PROBLEM: Please write out the lines of the data exactly, beginning with the first and ending with the line containing "Chart.register(...registerables);"; leave the pictures behind.

PROVIDED MATERIAL:
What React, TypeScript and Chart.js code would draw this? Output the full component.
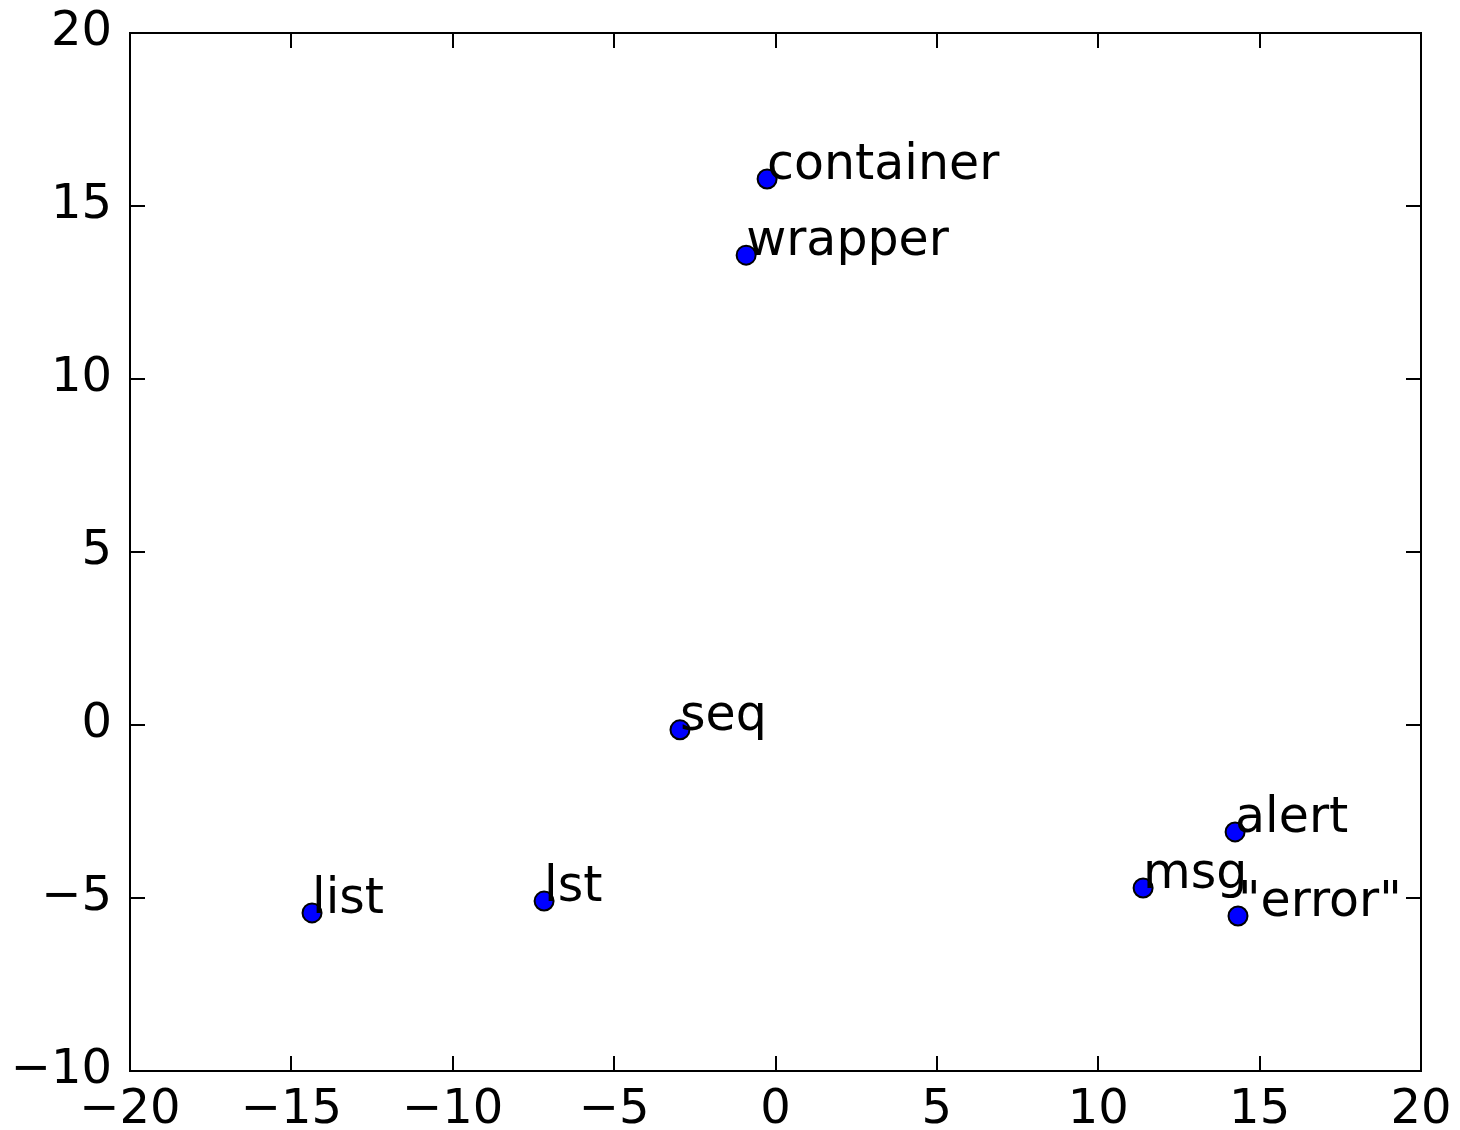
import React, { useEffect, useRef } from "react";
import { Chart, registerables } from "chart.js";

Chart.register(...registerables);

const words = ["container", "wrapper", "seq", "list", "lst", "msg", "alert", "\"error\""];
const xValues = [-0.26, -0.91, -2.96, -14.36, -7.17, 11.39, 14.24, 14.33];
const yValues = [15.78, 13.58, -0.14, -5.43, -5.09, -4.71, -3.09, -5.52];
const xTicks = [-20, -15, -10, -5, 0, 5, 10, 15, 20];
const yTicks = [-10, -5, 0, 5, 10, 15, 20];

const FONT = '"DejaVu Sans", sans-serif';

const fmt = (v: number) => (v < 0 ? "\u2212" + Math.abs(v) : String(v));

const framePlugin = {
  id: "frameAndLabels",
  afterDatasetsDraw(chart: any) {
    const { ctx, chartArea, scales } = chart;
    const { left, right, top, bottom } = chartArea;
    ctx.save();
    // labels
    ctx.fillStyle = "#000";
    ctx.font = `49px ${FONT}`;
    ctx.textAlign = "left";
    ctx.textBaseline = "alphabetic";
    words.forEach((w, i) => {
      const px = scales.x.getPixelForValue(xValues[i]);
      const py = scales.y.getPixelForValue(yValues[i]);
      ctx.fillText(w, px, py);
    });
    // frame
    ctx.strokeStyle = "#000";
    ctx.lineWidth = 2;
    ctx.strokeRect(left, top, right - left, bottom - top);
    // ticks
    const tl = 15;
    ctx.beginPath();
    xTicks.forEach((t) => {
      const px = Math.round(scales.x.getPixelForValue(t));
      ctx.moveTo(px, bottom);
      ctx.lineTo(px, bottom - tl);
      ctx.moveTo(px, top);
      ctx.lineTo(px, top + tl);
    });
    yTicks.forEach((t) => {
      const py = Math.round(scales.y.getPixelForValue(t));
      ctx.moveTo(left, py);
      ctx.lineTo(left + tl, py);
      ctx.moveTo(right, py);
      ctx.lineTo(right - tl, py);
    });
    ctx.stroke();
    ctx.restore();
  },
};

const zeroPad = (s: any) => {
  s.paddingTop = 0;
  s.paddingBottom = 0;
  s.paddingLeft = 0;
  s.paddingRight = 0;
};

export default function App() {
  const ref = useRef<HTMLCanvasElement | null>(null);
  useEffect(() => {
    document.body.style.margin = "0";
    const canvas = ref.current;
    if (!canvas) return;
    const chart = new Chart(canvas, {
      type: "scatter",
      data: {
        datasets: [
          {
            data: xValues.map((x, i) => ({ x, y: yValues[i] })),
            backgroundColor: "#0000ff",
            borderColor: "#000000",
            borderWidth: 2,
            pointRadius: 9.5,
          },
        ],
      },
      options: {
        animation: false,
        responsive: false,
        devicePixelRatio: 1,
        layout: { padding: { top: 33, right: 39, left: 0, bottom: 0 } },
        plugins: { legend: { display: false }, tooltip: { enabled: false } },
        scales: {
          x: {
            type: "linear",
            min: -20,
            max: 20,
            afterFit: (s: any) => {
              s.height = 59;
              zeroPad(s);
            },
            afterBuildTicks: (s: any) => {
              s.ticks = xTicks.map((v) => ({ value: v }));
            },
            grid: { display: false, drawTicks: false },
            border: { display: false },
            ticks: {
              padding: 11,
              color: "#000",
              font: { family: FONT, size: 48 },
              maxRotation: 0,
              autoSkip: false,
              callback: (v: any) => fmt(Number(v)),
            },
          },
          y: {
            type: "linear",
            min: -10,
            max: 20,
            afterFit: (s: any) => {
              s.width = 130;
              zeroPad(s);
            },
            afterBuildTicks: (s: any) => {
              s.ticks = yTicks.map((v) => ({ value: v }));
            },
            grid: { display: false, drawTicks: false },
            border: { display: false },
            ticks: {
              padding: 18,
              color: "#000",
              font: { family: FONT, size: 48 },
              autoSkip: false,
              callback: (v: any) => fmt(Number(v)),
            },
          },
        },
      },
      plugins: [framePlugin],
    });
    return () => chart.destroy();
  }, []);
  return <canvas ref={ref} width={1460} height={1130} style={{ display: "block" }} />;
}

TASK SOLUTION:
What React, TypeScript and Chart.js code would draw this? Output the full component.
import React, { useEffect, useRef } from "react";
import { Chart, registerables } from "chart.js";

Chart.register(...registerables);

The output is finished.